As you can see I’m going through another phase, or I should say back to my sprinkles and cherries. With that, I had to control my urge not to top these easy cream puffs with a big cherry, but I had to make them pretty in pastels for Easter.
It’s like I get stuck in phases. Right now, I’m back to bright and cheerful color palettes.
Speaking of phases, when does the ultra prego-absent-minded stage go away? Seriously, I waddle, I klutz (yes, that’s proper English for today), and my half-on half-off brain forgot and, by instinct, had me suck in my stomach while trying to shimmy between a wall and the set up of these Easter Cream Puffs.
You can imagine how that turned out—clean up was not fun and it left me a few pictures short of the food.
Which only worked out because I decided to just shoot cupcake liners. If you are a regular reader here you’ll know I do this every so often, like, here, here and here—there is just something about the ethereal aspect of them that I love.
Easter Cream Puffs
Yield: Makes 12 3-inch cream puffs
- 1 cup water
- 8 tablespoon butter
- 2 tablespoon sugar
- pinch salt
- 1 ½ cups bread flour
- 3 large eggs plus 2 egg whites
- 2 cup heavy cream
- 2 tablespoons confectioner sugar
- 2 tablespoon granulated sugar
- ½ teaspoon vanilla extract
- 2 cups of confectioner sugar
- 2-4 tablespoons milk
- 1 small drop of McCormick Red Food Color
- 1 small drop of McCormick Yellow Food Color
- 1 small drop of McCormick Green Food Color
- 1 small drop of McCormick Blue Food Color
Preparation: Heat oven to 400 degrees F and line bake sheet with parchment paper.
To make pate choux:
- Place water, butter, sugar and salt in a sauce pan and bring to a boil over medium heat. Remove pan from heat and add bread flour and stir until combined. Return pan to heat and stir in a circular motion until dough forms a ball at the center of pan. Transfer dough to stand mixer bowl and let rest for 5 minutes.
- Fit stand mixer with a whisk attachment. Add in one egg at a time and mix on medium until combined. Add 1 egg at a time and mix until fully incorporated before adding the next. Dough should be smooth, if not mix until dough is free of lumps.

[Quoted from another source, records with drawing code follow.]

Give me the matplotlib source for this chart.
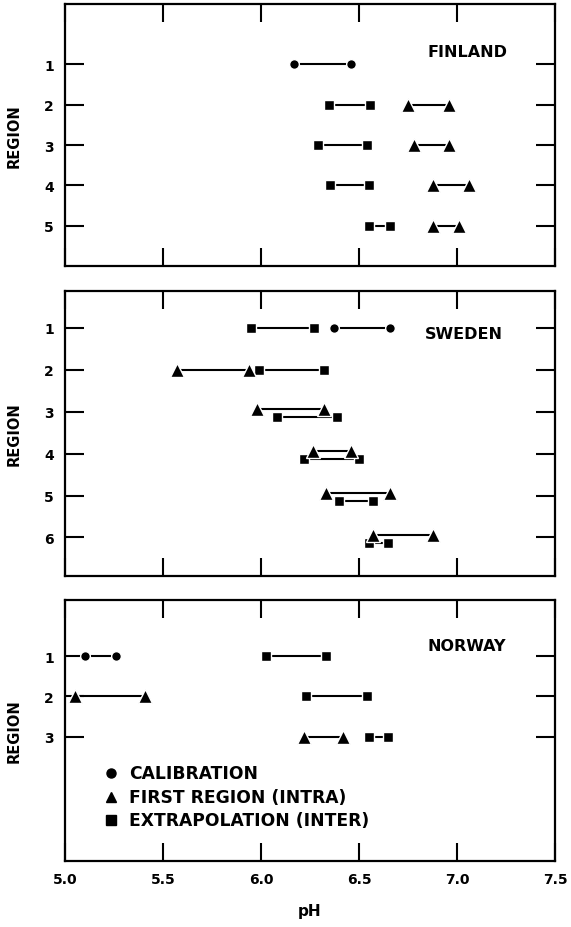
#pH ranges by region for Finland, Sweden and Norway
import numpy as np
import matplotlib.pyplot as plt

#Data: (region, low pH, high pH)
fin_cal = [(1, 6.17, 6.46)]
fin_intra = [(2, 6.75, 6.96), (3, 6.78, 6.96), (4, 6.875, 7.06), (5, 6.875, 7.01)]
fin_inter = [(2, 6.345, 6.557), (3, 6.29, 6.54), (4, 6.35, 6.55), (5, 6.55, 6.66)]

swe_cal = [(1, 6.37, 6.66)]
swe_intra = [(2, 5.57, 5.94), (3, 5.98, 6.32), (4, 6.265, 6.46), (5, 6.33, 6.66), (6, 6.57, 6.88)]
swe_inter = [(1, 5.95, 6.27), (2, 5.99, 6.32), (3, 6.08, 6.39), (4, 6.22, 6.50), (5, 6.40, 6.57), (6, 6.55, 6.65)]

nor_cal = [(1, 5.10, 5.26)]
nor_intra = [(2, 5.05, 5.41), (3, 6.22, 6.42)]
nor_inter = [(1, 6.025, 6.33), (2, 6.23, 6.54), (3, 6.55, 6.65)]

x_ticks = [5.0, 5.5, 6.0, 6.5, 7.0, 7.5]
x_labels = ['5.0', '5.5', '6.0', '6.5', '7.0', '7.5']
legend_labels = ['CALIBRATION', 'FIRST REGION (INTRA)', 'EXTRAPOLATION (INTER)']

plt.rcParams['font.family'] = 'DejaVu Sans'
plt.rcParams['font.weight'] = 'bold'

fig = plt.figure(figsize=(5.71, 9.28), dpi=100)
ax1 = fig.add_axes([0.1138, 0.7123, 0.8582, 0.2823])
ax2 = fig.add_axes([0.1138, 0.3782, 0.8582, 0.3071])
ax3 = fig.add_axes([0.1138, 0.0711, 0.8582, 0.2813])

sizes = {'o': 7, 's': 7.5, '^': 9.5}

#Draw one set of ranges
def draw(ax, data, marker, shift_rows=(), shift=0.0):
	for r, lo, hi in data:
		y = r + (shift if r in shift_rows else 0.0)
		ax.plot([lo, hi], [y, y], color='black', lw=1.5, marker=marker, ms=sizes[marker],
				mfc='black', mec='white', mew=1.0, solid_capstyle='butt')

panels = [
	(ax1, 'FINLAND', fin_cal, fin_intra, fin_inter, 5, (6.0, -0.5), ()),
	(ax2, 'SWEDEN', swe_cal, swe_intra, swe_inter, 6, (6.92, 0.12), (3, 4, 5, 6)),
	(ax3, 'NORWAY', nor_cal, nor_intra, nor_inter, 3, (6.1, -0.4), ()),
]

for ax, name, cal, intra, inter, n, ylim, stagger in panels:
	draw(ax, cal, 'o')
	draw(ax, inter, 's', stagger, 0.13)
	draw(ax, intra, '^', stagger, -0.07)
	ax.set_xlim(5.0, 7.5)
	ax.set_ylim(*ylim)
	ax.set_yticks(range(1, n + 1))
	ax.set_yticklabels([str(i) for i in range(1, n + 1)], fontsize=10, fontweight='bold')
	ax.set_xticks(x_ticks)
	ax.tick_params(axis='x', direction='in', top=True, length=13, width=1.5, pad=8)
	ax.tick_params(axis='y', direction='in', right=True, length=14, width=1.5, pad=8)
	for s in ax.spines.values():
		s.set_linewidth(1.6)
	ax.set_ylabel('REGION', fontsize=10.5, fontweight='bold', labelpad=16)
	ax.text(0.74, 0.0, name, transform=ax.transAxes, fontsize=11.5, fontweight='bold')
	if ax is ax3:
		ax.set_xticklabels(x_labels, fontsize=10, fontweight='bold')
	else:
		ax.set_xticklabels([])

#Country label heights
ax1.texts[0].set_position((0.74, 0.80))
ax2.texts[0].set_position((0.735, 0.835))
ax3.texts[0].set_position((0.74, 0.81))

ax3.set_xlabel('pH', fontsize=11, fontweight='bold', labelpad=12)

#Legend in lower panel
leg_markers = ['o', '^', 's']
leg_y = [0.338, 0.246, 0.158]
for m, lab, yy in zip(leg_markers, legend_labels, leg_y):
	ax3.plot([0.094], [yy], marker=m, color='black', ms=7 if m == '^' else 6.5, ls='none', transform=ax3.transAxes)
	ax3.text(0.131, yy, lab, transform=ax3.transAxes, fontsize=12.3, fontweight='bold', va='center')

plt.savefig('out.png', dpi=100)
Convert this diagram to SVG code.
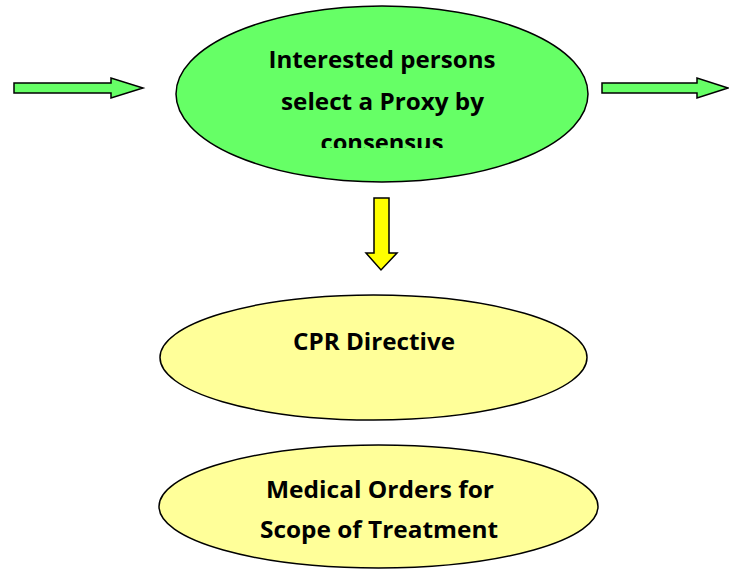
<svg xmlns="http://www.w3.org/2000/svg" width="729" height="573" viewBox="0 0 729 573">
<style>
.t{font-family:"Open Sans","Noto Sans","Liberation Sans",sans-serif;font-weight:bold;font-size:24px;fill:#000;text-anchor:middle}
.o{stroke:#000;stroke-width:1.5;stroke-linejoin:miter}
</style>
<defs><clipPath id="c1"><rect x="0" y="0" width="729" height="148"/></clipPath></defs>
<rect width="729" height="573" fill="#fff"/>
<g id="connectors">
<path class="o" fill="#66FF66" d="M14,83 L111,83 L111,78 L143,88 L111,98 L111,93 L14,93 Z"/>
<path class="o" fill="#66FF66" d="M602,83 L697,83 L697,78 L728,88 L697,98 L697,93 L602,93 Z"/>
<path class="o" fill="#FFFF00" d="M374,198 L389,198 L389,253 L397,253 L381,270 L366,253 L374,253 Z"/>
</g>
<g id="proxy">
<ellipse class="o" fill="#66FF66" cx="382" cy="94" rx="206" ry="88"/>
<g clip-path="url(#c1)">
<text class="t" x="382" y="68" textLength="227" lengthAdjust="spacingAndGlyphs">Interested persons</text>
<text class="t" x="382.5" y="110" textLength="203" lengthAdjust="spacingAndGlyphs">select a Proxy by</text>
<text class="t" x="382" y="151" textLength="123" lengthAdjust="spacingAndGlyphs">consensus</text>
</g>
</g>
<g id="cpr">
<ellipse class="o" fill="#FFFF99" cx="373.5" cy="357.5" rx="213.5" ry="62.5"/>
<text class="t" x="374" y="350" textLength="162" lengthAdjust="spacingAndGlyphs">CPR Directive</text>
</g>
<g id="medical">
<ellipse class="o" fill="#FFFF99" cx="378.5" cy="506.5" rx="219.5" ry="61.5"/>
<text class="t" x="380" y="498" textLength="228" lengthAdjust="spacingAndGlyphs">Medical Orders for</text>
<text class="t" x="379" y="538" textLength="238" lengthAdjust="spacingAndGlyphs">Scope of Treatment</text>
</g>
</svg>
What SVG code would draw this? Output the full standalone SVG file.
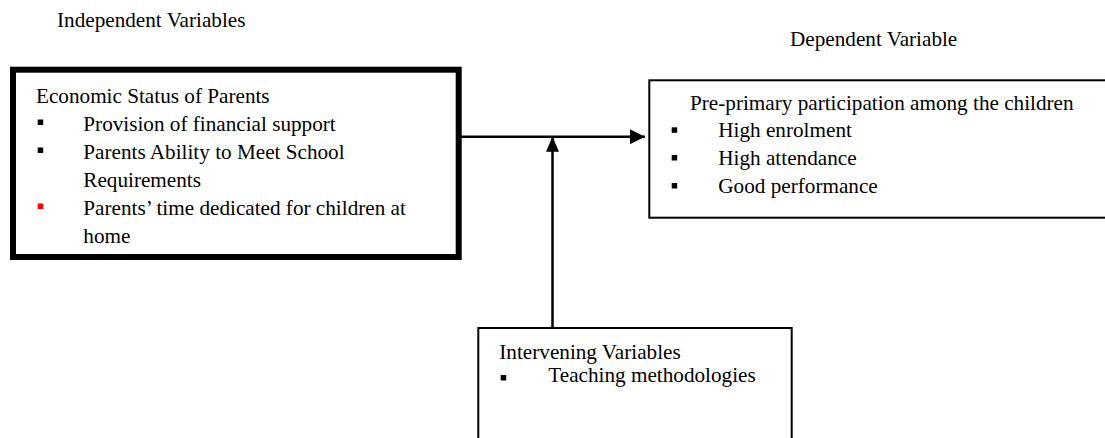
<svg xmlns="http://www.w3.org/2000/svg" width="1105" height="438" viewBox="0 0 1105 438">
<defs>
<style>
.t{font-family:"Liberation Serif","Times New Roman",serif;font-size:21.2px;fill:#000}
.box{fill:#fff;stroke:#000}
.conn{stroke:#000;stroke-width:2.5;fill:none}
.b{fill:#000}
.r{fill:#ff0000}
</style>
<marker id="ah" markerWidth="15" markerHeight="15" viewBox="0 0 15 15" refX="15" refY="7.5" orient="auto" markerUnits="userSpaceOnUse">
<path d="M0,0 L15,7.5 L0,15 Z" fill="#000"/>
</marker>
<marker id="ah2" markerWidth="15" markerHeight="13" viewBox="0 0 15 13" refX="15" refY="6.5" orient="auto" markerUnits="userSpaceOnUse">
<path d="M0,0 L15,6.5 L0,13 Z" fill="#000"/>
</marker>
</defs>
<rect width="1105" height="438" fill="#fff"/>
<text class="t" x="57" y="27">Independent Variables</text>
<text class="t" x="790" y="46">Dependent Variable</text>
<g id="connectors">
<line class="conn" x1="461" y1="136.7" x2="645" y2="136.7" marker-end="url(#ah)"/>
<line class="conn" x1="552.5" y1="328" x2="552.5" y2="136.7" marker-end="url(#ah2)"/>
</g>
<g id="independent">
<rect class="box" x="13" y="69.7" width="445.7" height="187.3" stroke-width="6"/>
<text class="t" x="36" y="103">Economic Status of Parents</text>
<rect class="b" x="37.7" y="119.5" width="5.5" height="5.5"/>
<text class="t" x="83.3" y="130.5">Provision of financial support</text>
<rect class="b" x="37.7" y="147.5" width="5.5" height="5.5"/>
<text class="t" x="83.3" y="158.5">Parents Ability to Meet School</text>
<text class="t" x="83.3" y="186.5">Requirements</text>
<rect class="r" x="37.7" y="203.5" width="5.5" height="5.5"/>
<text class="t" x="83.3" y="214.5">Parents’ time dedicated for children at</text>
<text class="t" x="83.3" y="242.5">home</text>
</g>
<g id="dependent">
<rect class="box" x="649.3" y="80.3" width="470" height="137.4" stroke-width="2"/>
<text class="t" x="690" y="110">Pre-primary participation among the children</text>
<rect class="b" x="671.7" y="127.3" width="5.5" height="5.5"/>
<text class="t" x="718.3" y="137">High enrolment</text>
<rect class="b" x="671.7" y="155" width="5.5" height="5.5"/>
<text class="t" x="718.3" y="164.5">High attendance</text>
<rect class="b" x="671.7" y="183" width="5.5" height="5.5"/>
<text class="t" x="718.3" y="192.5">Good performance</text>
</g>
<g id="intervening">
<rect class="box" x="478.3" y="328" width="313.4" height="130" stroke-width="2"/>
<text class="t" x="499.3" y="358.5">Intervening Variables</text>
<rect class="b" x="500.7" y="375" width="5.5" height="5.5"/>
<text class="t" x="548.3" y="382">Teaching methodologies</text>
</g>
</svg>
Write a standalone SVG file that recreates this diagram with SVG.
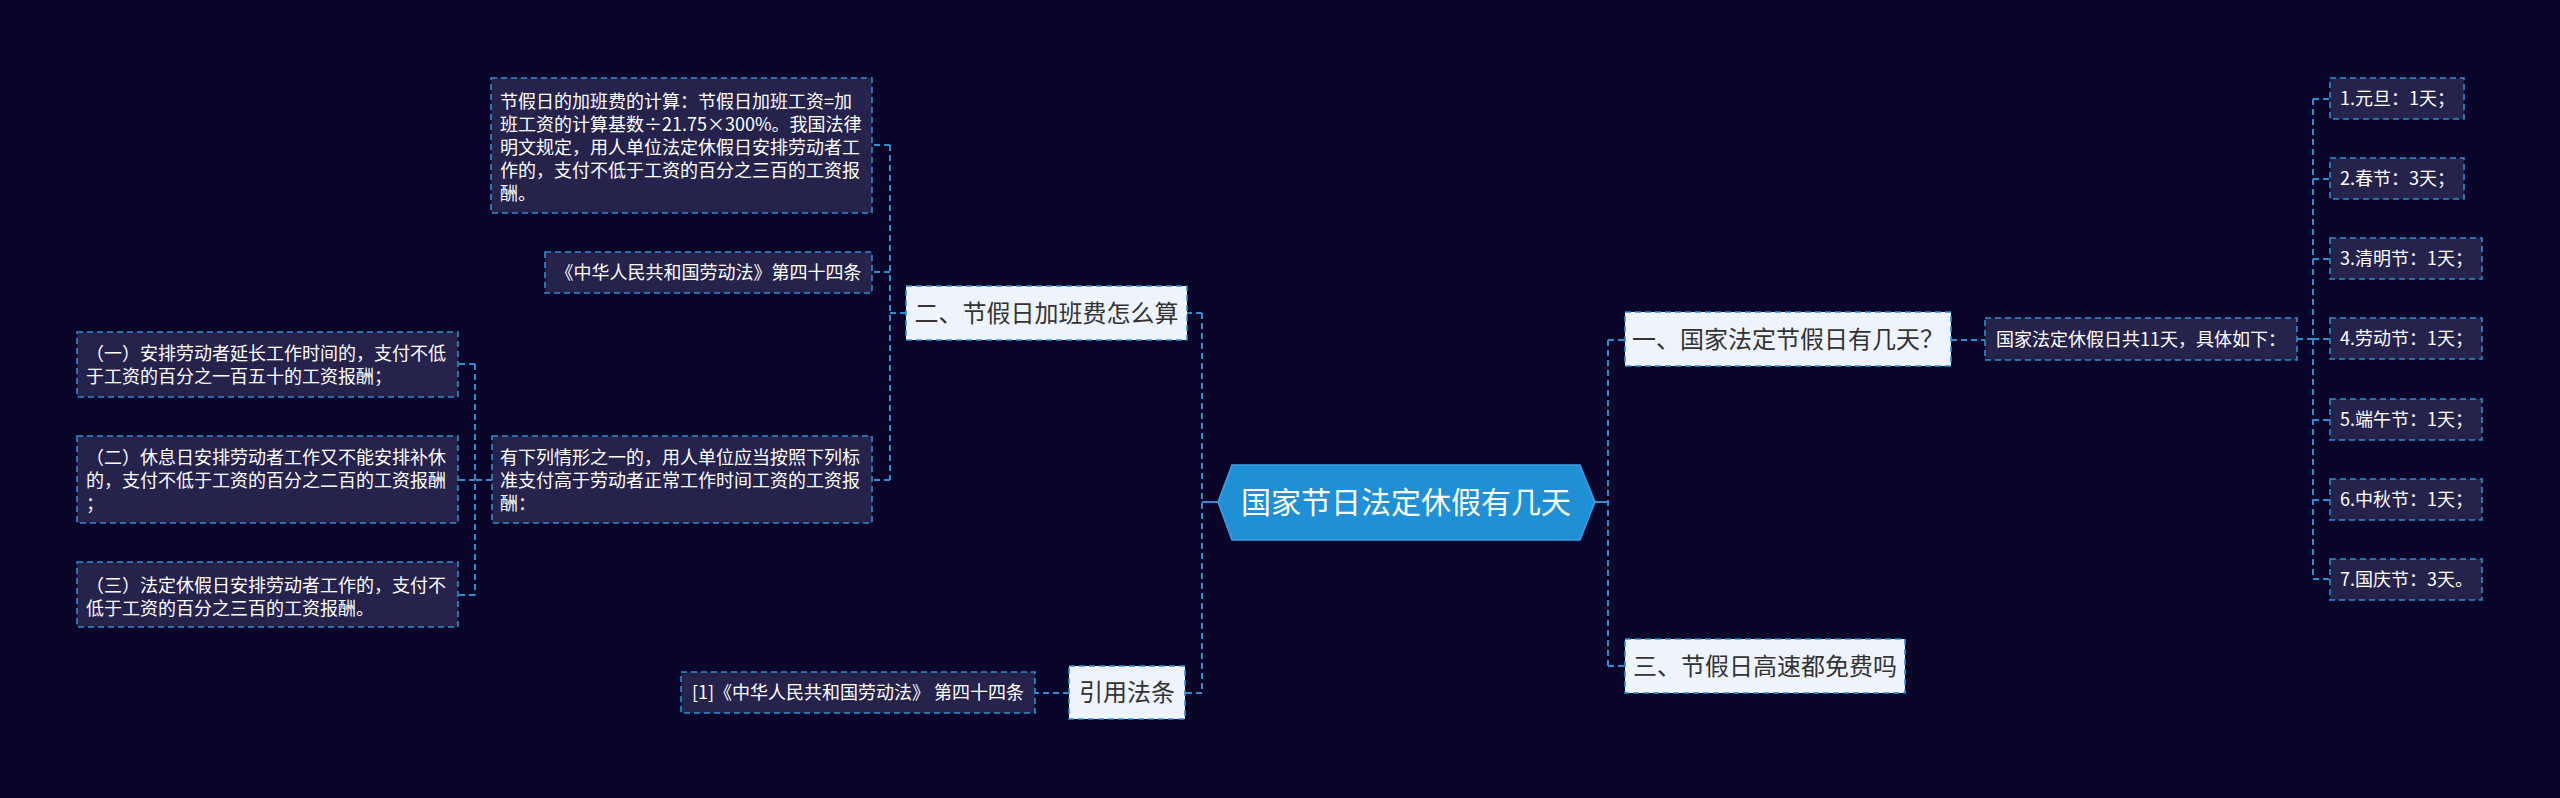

- Place dough in pastry bag fitted with a large round tip. Pipe 2-inch puffs, two inches apart onto parchment-lined pan. Bake at 400 for about 20 minutes or until golden brown. Remove from oven and pierce each one with a paring knife to release the steam.
To make whipped cream:
- Place heavy cream, sugars and vanilla in a chilled bowl, using a hand mixer on medium-high beat until stiff peaks form.
To make glaze:
- Sift confectioner sugar and add 2-4 tablespoons of milk (or as needed for a pouring consistency) and whisk until smooth. Divide finished glazed into four separate bowls. For best coloring control, dip a toothpick into food color and swirl into glaze (add more as desired). Pour colored glaze on top of cream puff and finish with sprinkles.